Der Häuptling der Apachen grüßt seine treuen Fans

Gevelsberg: Die Fans trafen sich am Samstag, um den Film-Klassiker gemeinsam im Kino zu schauen.

Gevelsberg. Es war die Zeit, als man den Irokesen-Schnitt nur von der Leinwand kannte - zum Glück, denn hätte der Vordermann im Kino so etwas getragen, wäre beim damals handelsüblichen Flachparkett die Hälfte der Handlung in den Borsten versunken. Weil aber in den frühen 60er Jahren alles noch gesittet und mit Brisk frisiert zuging, hatte eine Generation männlicher Kinogänger die ungehinderte Möglichkeit, sich kollektiv in Nscho-tschi zu verknallen. Der Wermutstropfen fiel auf den letzten Filmmetern, als Bösewicht Maria Adorf die französische Indianerin mit einer Kugel niederstreckte.

1963 füllte die Verfilmung von Karl Mays einfach gestricktem Rot-Weiß-Gemälde "Winnetou I" die Kinosäle. Fast echter als echt ließ am Wochenende das "Filmriss-Kino" in Gevelsberg die goldenen Zeiten der 35-Millimeter-Spulen aufleben. Im Foyer stand neben der restaurierten Silberbüchse noch manch anderes Schätzchen von den Original-Dreharbeiten. Wenn etwas fehlte, dann allenfalls die Dame mit der Langnese-Box und der Werbespot: "Was halten Sie von Omo?"

175 von 199 Sitzplätzen waren beim Auftakt am Samstag gefüllt. Für den Winnetou-Spezialisten Georg Fennen aus Hilden Anlass genug, um am Sonntag rückblickend eine Freudenträne in den Augen zu haben. "Ein Supererfolg", sagt er, der aus dem Karl-May-Archiv in Göttingen Teile der Ausstellung als Leihgabe erhalten und sie um Stücke aus der eigenen Sammlung ergänzt hatte.

Dass Schauspieler Mario Adorf mit seinem Schuss nur Regieanweisungen folgte, dass eine Kugel gleich drei Kiowas vom Pferd pustete und die rot eingefärbten Laienschauspieler nach einem Intermezzo als Kurzzeit-Leiche wieder auf die Gäule sprangen, all das gelangte damals nicht wirklich in die Köpfe der jungen Zuschauer.
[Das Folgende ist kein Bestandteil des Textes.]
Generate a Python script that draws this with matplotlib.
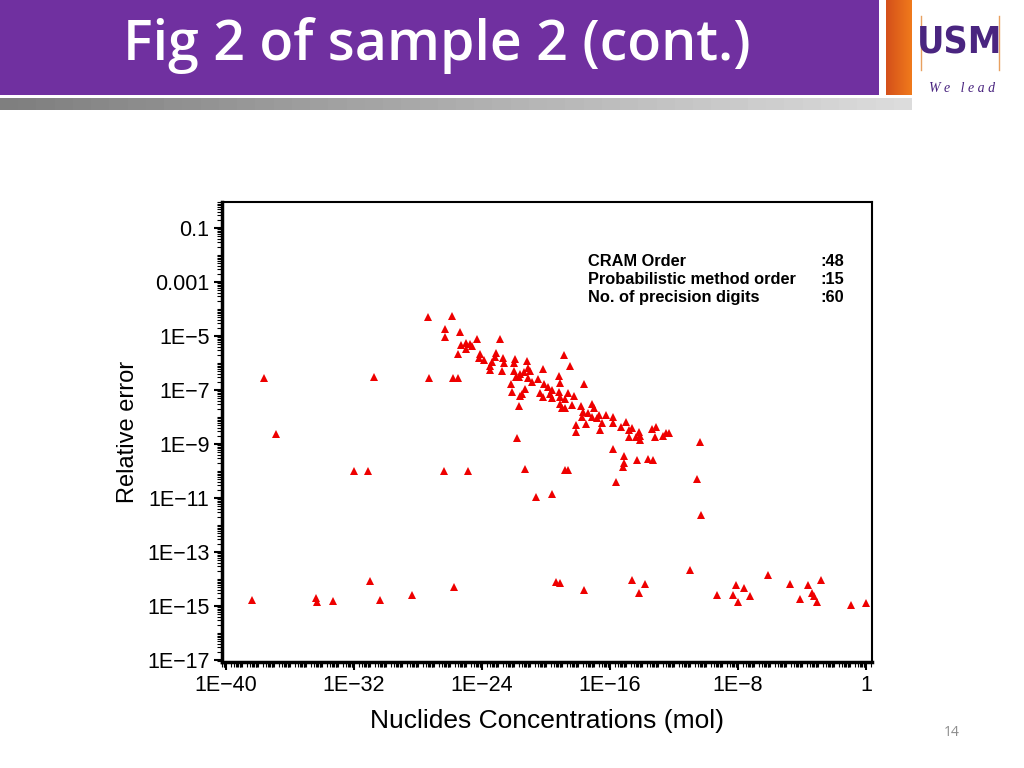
import numpy as np
import matplotlib
matplotlib.use("Agg")
import matplotlib.pyplot as plt
from matplotlib.patches import Rectangle
from matplotlib.ticker import FixedLocator, FixedFormatter
from matplotlib.colors import LinearSegmentedColormap

# exponents: concentration (mol) and relative error
conc_exp = [
    -38.4, -34.4, -34.3, -33.3, -31.0, -30.4, -28.4, -25.75, -19.4, -19.1,
    -17.6, -14.6, -13.8, -14.2, -11.0, -9.3, -8.3, -8.1, -8.0, -7.6,
    -7.25, -6.1, -4.75, -4.1, -3.6, -3.4, -3.25, -3.05, -2.8, -0.95, 0.0,
    -37.6, -36.9, -32.0, -31.1, -30.75, -27.3, -26.4, -24.9, -25.8, -25.5,
    -27.4, -25.9, -26.3, -25.4, -26.3, -25.3, -25.0, -24.75, -24.6, -25.0,
    -25.5, -24.3, -22.9, -24.1, -24.2, -23.9, -23.1, -23.2, -22.7, -23.4,
    -22.6, -23.5, -23.5, -22.75, -21.95, -22.0, -21.2, -18.9, -18.5, -20.2,
    -21.1, -21.0, -21.4, -22.0, -21.6, -21.9, -21.7, -21.1, -20.5, -20.9,
    -19.2, -19.1, -17.6, -22.2, -20.1, -19.9, -21.3, -22.1, -21.5, -21.6,
    -20.4, -20.2, -19.75, -19.6, -19.2, -19.1, -19.6, -18.6, -18.25, -18.8,
    -19.1, -19.0, -18.8, -18.4, -21.7, -17.8, -17.1, -17.0, -17.7, -17.4,
    -17.75, -17.1, -16.8, -16.7, -16.25, -16.5, -15.8, -15.8, -15.3, -15.0,
    -14.6, -14.8, -14.2, -14.1, -14.4, -14.8, -13.4, -13.1, -14.1, -13.2,
    -12.7, -12.5, -12.3, -18.1, -18.1, -17.5, -16.6, -10.4, -21.8, -15.8,
    -15.1, -15.1, -15.2, -14.3, -13.6, -13.3, -15.6, -10.55, -10.3, -21.3,
    -18.8, -18.6, -20.6, -19.6,
]
err_exp = [
    -14.78, -14.70, -14.83, -14.80, -14.06, -14.76, -14.59, -14.30, -14.11, -14.15,
    -14.41, -14.04, -14.19, -14.52, -13.67, -14.59, -14.59, -14.22, -14.85, -14.33,
    -14.63, -13.85, -14.19, -14.74, -14.22, -14.52, -14.63, -14.85, -14.04, -14.96, -14.89,
    -6.54, -8.63, -9.99, -9.99, -6.52, -6.54, -9.99, -9.99, -6.54, -6.54,
    -4.29, -4.26, -4.74, -4.85, -5.04, -5.33, -5.25, -5.30, -5.37, -5.48,
    -5.67, -5.11, -5.11, -5.67, -5.80, -5.89, -5.63, -5.78, -5.81, -5.96,
    -5.99, -6.10, -6.26, -6.30, -5.85, -5.99, -5.91, -5.70, -6.10, -6.22,
    -6.19, -6.28, -6.33, -6.28, -6.41, -6.52, -6.52, -6.54, -6.59, -6.69,
    -6.48, -6.74, -6.78, -6.78, -6.78, -6.89, -6.96, -7.06, -7.15, -7.22,
    -7.11, -7.26, -7.15, -7.00, -7.06, -7.25, -7.29, -7.10, -7.22, -7.33,
    -7.52, -7.67, -7.67, -7.56, -7.59, -7.59, -7.52, -7.67, -7.81, -7.85,
    -7.99, -7.99, -8.04, -7.93, -7.93, -8.21, -8.00, -8.21, -8.37, -8.19,
    -8.41, -8.48, -8.54, -8.70, -8.74, -8.74, -8.43, -8.37, -8.85, -8.74,
    -8.70, -8.58, -8.59, -8.30, -8.54, -8.26, -8.48, -8.91, -8.77, -9.19,
    -9.44, -9.70, -9.84, -9.59, -9.56, -9.59, -10.40, -10.30, -11.63, -9.93,
    -9.96, -9.96, -10.96, -10.85,
]

x_tick_exp = [-40, -32, -24, -16, -8, 0]
x_tick_labels = ["1E\u221240", "1E\u221232", "1E\u221224", "1E\u221216", "1E\u22128", "1"]
y_tick_exp = [-1, -3, -5, -7, -9, -11, -13, -15, -17]
y_tick_labels = ["0.1", "0.001", "1E\u22125", "1E\u22127", "1E\u22129",
                 "1E\u221211", "1E\u221213", "1E\u221215", "1E\u221217"]

info_names = ["CRAM Order", "Probabilistic method order", "No. of precision digits"]
info_values = [":48", ":15", ":60"]

title = "Fig 2 of sample 2 (cont.)"
page_no = "14"

W, H = 1024, 768
fig = plt.figure(figsize=(W / 100, H / 100), dpi=100)

# slide decoration drawn in pixel coordinates
bg = fig.add_axes([0, 0, 1, 1], zorder=0)
bg.axis("off")

bg.add_patch(Rectangle((0, 0), 879, 95, color="#7030a0", lw=0))
bg.text(123, 46, title, color="white", fontsize=40, fontweight="semibold",
        family=["Open Sans", "DejaVu Sans"], va="center", ha="left")

# orange side bar
grad = np.linspace(0, 1, 50).reshape(1, -1)
cm_or = LinearSegmentedColormap.from_list("or", ["#d4501a", "#f07a1c"])
bg.imshow(grad, cmap=cm_or, extent=(886, 912, 95, 0), aspect="auto")

# grey gradient bar
cm_gr = LinearSegmentedColormap.from_list("gr", ["#7f7f7f", "#dcdcdc"])
bg.imshow(grad, cmap=cm_gr, extent=(0, 912, 110, 98), aspect="auto")

# logo
bg.text(960, 44, "USM", color="#4a2580", fontsize=27, fontweight="bold",
        fontstretch="condensed", family=["DejaVu Sans"], ha="center", va="center")
for lx in [921, 999]:
    bg.plot([lx, lx], [16, 70], color="#e8a060", lw=1)
bg.text(962, 88, "W e   l e a d", color="#4a2580", fontsize=10, style="italic",
        family=["Liberation Serif", "DejaVu Serif"], ha="center", va="center")

bg.text(952, 733, page_no, color="#8c8c8c", fontsize=10,
        family=["Open Sans", "DejaVu Sans"], ha="center", va="center")
bg.set_xlim(0, W)
bg.set_ylim(H, 0)

# the chart itself
ax = fig.add_axes([0.2168, 0.138, 0.6348, 0.599], zorder=2)
x = 10.0 ** np.array(conc_exp)
y = 10.0 ** np.array(err_exp)
ax.plot(x, y, linestyle="none", marker="^", color="#ee0000", markersize=6,
        markeredgewidth=0, clip_on=False)

ax.set_xscale("log")
ax.set_yscale("log")
ax.set_xlim(10 ** -40.25, 10 ** 0.375)
ax.set_ylim(10 ** -17.07, 10 ** -0.04)

ax.xaxis.set_major_locator(FixedLocator([10.0 ** e for e in x_tick_exp]))
ax.xaxis.set_major_formatter(FixedFormatter(x_tick_labels))
ax.yaxis.set_major_locator(FixedLocator([10.0 ** e for e in y_tick_exp]))
ax.yaxis.set_major_formatter(FixedFormatter(y_tick_labels))

xminor = [s * 10.0 ** d for d in range(-41, 1) for s in range(1, 10)]
yminor = [s * 10.0 ** d for d in range(-18, 0) for s in range(1, 10)]
ax.xaxis.set_minor_locator(FixedLocator(xminor))
ax.yaxis.set_minor_locator(FixedLocator(yminor))
ax.xaxis.set_minor_formatter(FixedFormatter([]))
ax.yaxis.set_minor_formatter(FixedFormatter([]))

tick_font = ["Liberation Sans", "DejaVu Sans"]
ax.tick_params(which="major", direction="out", length=6, width=1.5,
               labelsize=15.5, pad=3)
ax.tick_params(which="minor", direction="out", length=3.5, width=0.8)
ax.tick_params(top=False, right=False)
for lab in ax.get_xticklabels() + ax.get_yticklabels():
    lab.set_family(tick_font)

for sp in ax.spines.values():
    sp.set_linewidth(1.5)
ax.spines["left"].set_linewidth(2.5)
ax.spines["bottom"].set_linewidth(2.5)

ax.set_xlabel("Nuclides Concentrations (mol)", fontsize=19, family=tick_font,
              labelpad=10)
ax.set_ylabel("Relative error", fontsize=17, family=tick_font, labelpad=6)

for i, (name, val) in enumerate(zip(info_names, info_values)):
    ax.text(0.563, 0.871 - i * 0.039, name, transform=ax.transAxes, fontsize=11.8,
            fontweight="bold", family=tick_font, va="center", ha="left")
    ax.text(0.921, 0.871 - i * 0.039, val, transform=ax.transAxes, fontsize=11.8,
            fontweight="bold", family=tick_font, va="center", ha="left")

fig.savefig("out.png", dpi=100)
Fennen, Jahrgang 1955, war ebenso dem Traum erlegen und erlebte sein großes Wunder, als er in der "Bravo" entdeckte, dass Winnetou-Darsteller Pierre Brice am selben Tag wie er Geburtstag hat.
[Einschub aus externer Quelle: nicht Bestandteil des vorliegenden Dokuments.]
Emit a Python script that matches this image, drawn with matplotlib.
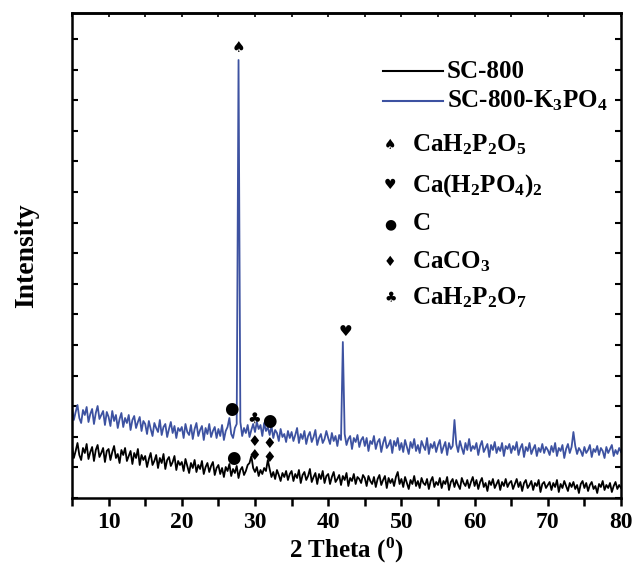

Brice wurde kürzlich 80 Jahre alt. Laut Fennen, der ihn persönlich kennen lernte, lebt der Franzose immer noch den Winnetou. Seine Fans unternehmen derweil Kaffeefahrten nach Kroatien, um einmal selbst genau dort zu stehen, wo Old Shatterhand beinahe Nscho-tschi Versini vernascht hätte. Echte Liebe überlebt nun mal jede Kugel. So sieht das auch Peter Seidenschwang, der mit drei Ko-Winnetourianern eigens aus München nach Gevelsberg gekommen ist. "Nach Kroatien fahre ich immer wieder. Ist einfach klasse, wenn man da unten Leute trifft, die auch auf den Spuren von Karl May sind."